Source code of charts
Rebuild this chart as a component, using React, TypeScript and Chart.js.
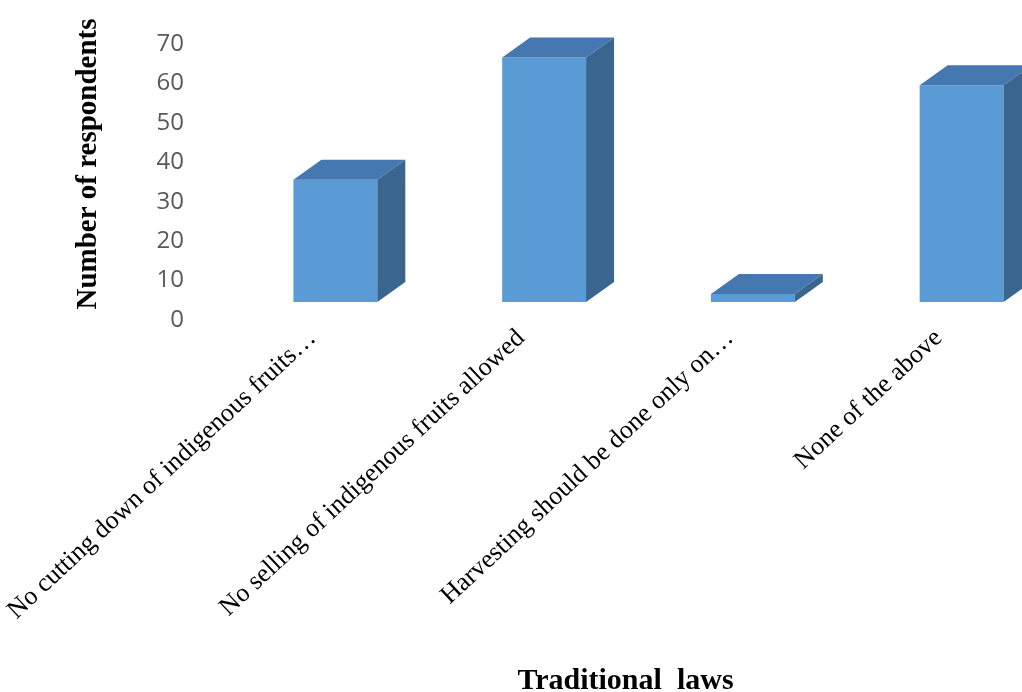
import { useEffect, useRef } from "react";
import { Chart, registerables } from "chart.js";

Chart.register(...registerables);

const categories = [
  "No cutting down of indigenous fruits…",
  "No selling of indigenous fruits allowed",
  "Harvesting should be done only on…",
  "None of the above",
];
const respondents = [31, 62, 2, 55];
const yMin = 0;
const yMax = 70;
const yStep = 10;
const yTitle = "Number of respondents";
const xTitle = "Traditional  laws";

const FRONT = "#5B9BD5";
const TOP = "#4577B0";
const SIDE = "#3A658E";
// columns stand a little behind the axis plane, and have some depth
const RECESS = { x: 23, y: -18 };
const DEPTH = { x: 28, y: -20 };

const SERIF = "'Times New Roman', 'Liberation Serif', serif";

const columns3d = {
  id: "columns3d",
  beforeDatasetsDraw(chart: any) {
    chart.ctx.save();
    chart.ctx.translate(RECESS.x, RECESS.y);
  },
  afterDatasetsDraw(chart: any) {
    const ctx = chart.ctx;
    ctx.restore();
    ctx.save();
    ctx.translate(RECESS.x, RECESS.y);
    chart.getDatasetMeta(0).data.forEach((bar: any) => {
      const { x, y, base, width } = bar.getProps(["x", "y", "base", "width"], true);
      const l = x - width / 2;
      const r = x + width / 2;
      ctx.fillStyle = TOP;
      ctx.beginPath();
      ctx.moveTo(l, y);
      ctx.lineTo(r, y);
      ctx.lineTo(r + DEPTH.x, y + DEPTH.y);
      ctx.lineTo(l + DEPTH.x, y + DEPTH.y);
      ctx.closePath();
      ctx.fill();
      ctx.fillStyle = SIDE;
      ctx.beginPath();
      ctx.moveTo(r, y);
      ctx.lineTo(r + DEPTH.x, y + DEPTH.y);
      ctx.lineTo(r + DEPTH.x, base + DEPTH.y);
      ctx.lineTo(r, base);
      ctx.closePath();
      ctx.fill();
    });
    ctx.restore();
  },
};

const valueAxisTitle = {
  id: "valueAxisTitle",
  afterDraw(chart: any) {
    const { ctx, chartArea } = chart;
    const yScale = chart.scales.y;
    ctx.save();
    ctx.translate(yScale.left + 89, (chartArea.top + chartArea.bottom) / 2 - 18);
    ctx.rotate(-Math.PI / 2);
    ctx.font = `bold 29px ${SERIF}`;
    ctx.fillStyle = "#000";
    ctx.textAlign = "center";
    ctx.textBaseline = "middle";
    ctx.fillText(yTitle, 0, 0);
    ctx.restore();
  },
};

export default function App() {
  const canvasRef = useRef<HTMLCanvasElement>(null);

  useEffect(() => {
    const canvas = canvasRef.current;
    if (!canvas) return;
    const chart = new Chart(canvas, {
      type: "bar",
      data: {
        labels: categories,
        datasets: [
          {
            data: respondents,
            backgroundColor: FRONT,
            borderWidth: 0,
            categoryPercentage: 1,
            barPercentage: 0.402,
            clip: false as any,
          },
        ],
      },
      options: {
        animation: false,
        responsive: false,
        events: [],
        layout: { padding: { top: 44, left: 0, right: 0, bottom: 0 } },
        plugins: {
          legend: { display: false },
          tooltip: { enabled: false },
        },
        scales: {
          x: {
            grid: { display: false, drawTicks: false },
            border: { display: false },
            ticks: {
              autoSkip: false,
              minRotation: 43,
              maxRotation: 43,
              padding: 3,
              color: "#000",
              font: { family: SERIF, size: 26 },
            },
            title: {
              display: true,
              text: xTitle,
              color: "#000",
              font: { family: SERIF, size: 30, weight: "bold", lineHeight: 0.7 },
              padding: { top: 0, bottom: 0 },
            },
            afterFit: (scale: any) => {
              scale.height = 372;
              scale.paddingLeft = 0;
              scale.paddingRight = 0;
            },
          },
          y: {
            min: yMin,
            max: yMax,
            grid: { display: false, drawTicks: false },
            border: { display: false },
            ticks: {
              stepSize: yStep,
              padding: 24,
              color: "#595959",
              font: { family: "'Open Sans', sans-serif", size: 24 },
            },
            afterFit: (scale: any) => {
              scale.width = 208;
            },
          },
        },
      },
      plugins: [columns3d, valueAxisTitle],
    });
    return () => chart.destroy();
  }, []);

  return (
    <div
      style={{
        position: "fixed",
        left: 0,
        top: 0,
        width: 1022,
        height: 692,
        overflow: "hidden",
        background: "#fff",
      }}
    >
      <canvas ref={canvasRef} width={1043} height={692} style={{ display: "block" }} />
    </div>
  );
}
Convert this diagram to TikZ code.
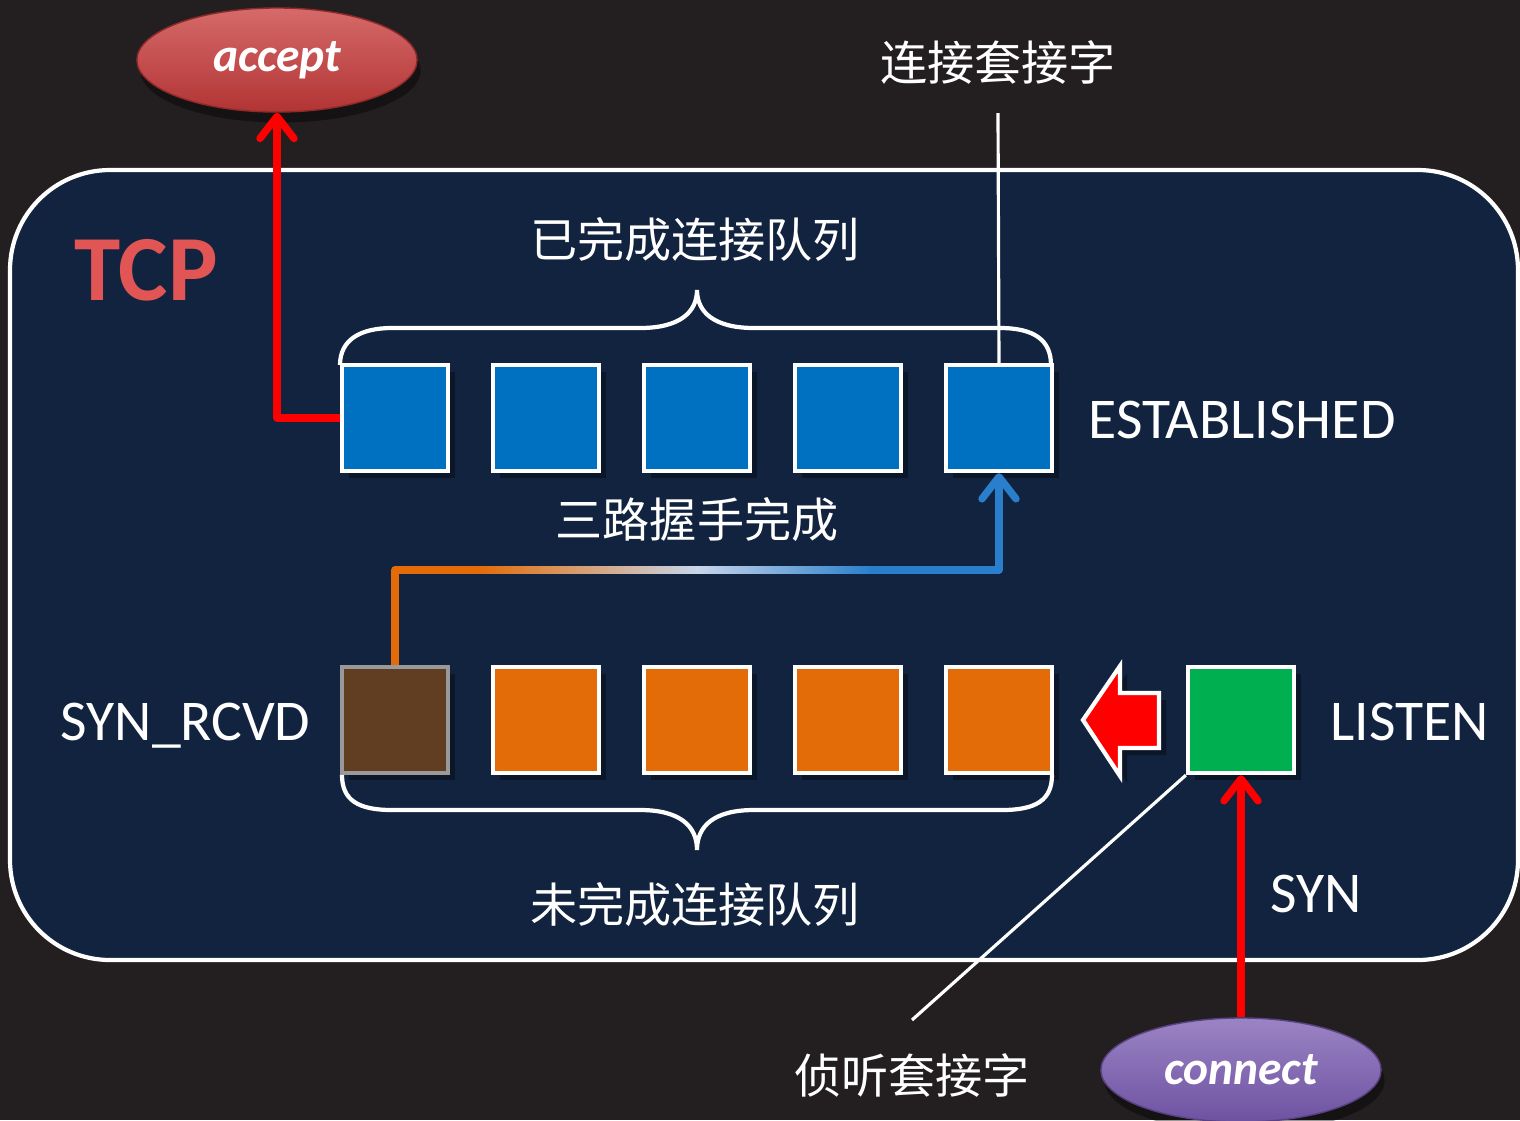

Objective >> Only the lines from the start of the records through the line containing "Chart.register(...registerables);" should be repeated, word for word, with the pictures left out.

Complete output >>
Rebuild this chart as a component, using React, TypeScript and Chart.js.
import { useEffect, useRef } from "react";
import { Chart, registerables } from "chart.js";

Chart.register(...registerables);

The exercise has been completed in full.